Clockwise on the table: bowl, bottle of water, scrappers, gold powder, adhesive compound, flat brush

First activity: breaking the bowl on its rim

Bowl broken into two 

Kintsugi is written to be a meditative or spiritual experience. Some kintsugi artists narrate how their art practice resonates with their philosophy; for others, kintsugi is a response to a personal crisis. Here in London, kintsugi workshops are offered as social group activities and even corporate team-building sessions. While the ten of us participants had conversations with one another during the workshop, the bulk of our time was spent concentrating on performing the steps as accurately as we could manage independently of one another. As I worked on mending my bowl, I could not help but reflect on the seeming imperfections of my life, the difficulty of accepting my brokenness, but also how twists and setbacks have contributed to molding me into the human being that I have evolved into. I am quite certain that my daughter and eight classmates were in reveries of their own too.

 

This workshop we attended is a simplified version of the real kintsugi art form that requires more steps using different kinds of colored lacquer at several stages, various techniques of applying gold powder, methods of scraping extraneous marks on the ceramic, and longer curing time. In Japan, one attends weekly kintsugi classes because it takes months to mend a single ceramic. Nevertheless, this (kintsugi) taster workshop in London is successful in raising awareness for Japanese aesthetics. Kintsugi proposes how beauty can be celebrated by emphasizing, instead of hiding, brokenness. And that doing so does not happen instantly, but over a considerable period.

Hammering on the foot of the bowl to break into more pieces

Second activity: mending the first two pieces 

About to check how to flush the third piece into the first two pieces

“Change is the only constant in life.” (Heraclitus)

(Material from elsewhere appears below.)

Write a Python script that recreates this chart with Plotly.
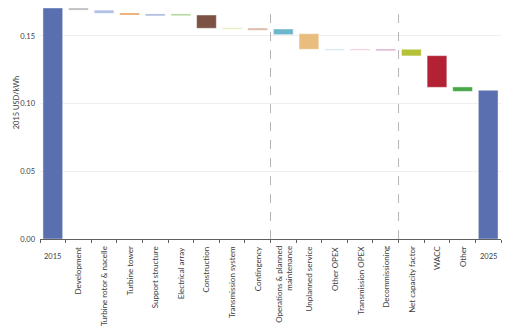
import numpy as np
import plotly.graph_objects as go

categories = ["2015", "Development", "Turbine rotor & nacelle", "Turbine tower",
              "Support structure", "Electrical array", "Construction",
              "Transmission system", "Contingency",
              "Operations & planned<br>maintenance", "Unplanned service",
              "Other OPEX", "Transmission OPEX", "Decommissioning",
              "Net capacity factor", "WACC", "Other", "2025"]
bar_top = [0.1706, 0.1706, 0.1690, 0.1669, 0.1662, 0.1662, 0.1654, 0.1561, 0.1558,
           0.1551, 0.1516, 0.1403, 0.1403, 0.1403, 0.1401, 0.1354, 0.1123, 0.1098]
bar_bottom = [0.0, 0.1690, 0.1667, 0.1654, 0.1648, 0.1649, 0.1556, 0.1549, 0.1541,
              0.1509, 0.1401, 0.1394, 0.1394, 0.1390, 0.1352, 0.1120, 0.1090, 0.0]
colors = ["#5a6fb0", "#b9b9b9", "#b0bfe6", "#e8a15a", "#a0b0da", "#a9d18e", "#7b5244",
          "#e2efb5", "#d9b8a8", "#6cb6cc", "#e8bd7d", "#c7e0ee", "#f2bfd0", "#d9a9cc",
          "#b3c236", "#b22234", "#48a848", "#5a6fb0"]
y_ticks = [0.00, 0.05, 0.10, 0.15]
separators_after = ["Contingency", "Decommissioning"]

top = np.array(bar_top)
bottom = np.array(bar_bottom)
xs = list(range(len(categories)))

FONT = "Liberation Sans Narrow, Lato, sans-serif"

fig = go.Figure()
fig.add_trace(go.Bar(
    x=xs, y=top - bottom, base=bottom,
    marker=dict(color=colors, line=dict(color="rgba(255,255,255,0.55)", width=0.8)),
    width=0.77, hoverinfo="skip",
))

for name in separators_after:
    i = categories.index(name)
    fig.add_shape(type="line", xref="x", yref="paper", x0=i + 0.5, x1=i + 0.5,
                  y0=0, y1=1, line=dict(color="#b5b5b5", width=1, dash="dash"))

for i, c in enumerate(categories):
    if c in ("2015", "2025"):
        fig.add_annotation(x=i, y=0, xref="x", yref="paper", text=c, showarrow=False,
                           yanchor="top", xanchor="center", yshift=-11,
                           font=dict(family=FONT, size=7.5, color="#404040"))
    else:
        fig.add_annotation(x=i, y=0, xref="x", yref="paper", text=c, showarrow=False,
                           textangle=-90, yanchor="top", xanchor="center", align="right",
                           yshift=-5,
                           font=dict(family=FONT, size=8, color="#404040"))

fig.add_annotation(x=-0.052, y=0.58, xref="paper", yref="paper", text="2015 USD/kWh",
                   showarrow=False, textangle=-90, xanchor="center", yanchor="middle",
                   font=dict(family=FONT, size=7.5, color="#404040"))

fig.update_layout(
    width=507, height=326,
    margin=dict(l=40, r=6, t=5, b=87),
    paper_bgcolor="white", plot_bgcolor="white",
    showlegend=False,
    font=dict(family=FONT, size=7.5, color="#404040"),
    xaxis=dict(range=[-0.5, len(categories) - 0.5], tickmode="array",
               tickvals=[i - 0.5 for i in range(len(categories) + 1)],
               ticktext=[""] * (len(categories) + 1),
               ticks="outside", ticklen=3, tickcolor="#606060", tickwidth=1,
               showline=True, linecolor="#606060", linewidth=1, showgrid=False,
               zeroline=False),
    yaxis=dict(range=[0, 0.1728], tickvals=y_ticks, ticktext=[f"{v:.2f}" for v in y_ticks],
               showgrid=True, gridcolor="#efefef", gridwidth=1, zeroline=False,
               showline=False, ticks="", ticklabelstandoff=4,
               tickfont=dict(family=FONT, size=7.5, color="#404040")),
)

fig.write_html("out.html")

Pieces mended through kintsugi are no longer food-grade. They cannot be washed in the dishwasher or placed inside a microwave. In other words, the bowl that I hammered into pieces so I could mend it via kintsugi lost its function as a food container. It is now merely a decorative object. This quickly inspires another reflection: while I can mend, for example, a relationship, it is much wiser to care deeply for it so it does not break.

 

Mending runs in our Filipino veins too. We stitch loose buttons and patch holes in our favorite clothing pieces. We repurpose decorative tin cans and well-shaped glass jars. How many homes have outfitted old Singer sewing machines into dainty tea tables or dressers? How many of us cut squares from our children’s shirts to sew quilts? By nature, we are nostalgic. We preserve things that remind us of the people we love. Perhaps the daimyo’s porcelain that was mended via kintsugi was a vessel of special memories too.


“The scars are the design. Your attention is drawn to the cracks and how they are mended. The beauty is in the brokenness.” (Justine Earley)

Compound adhesive in the foreground.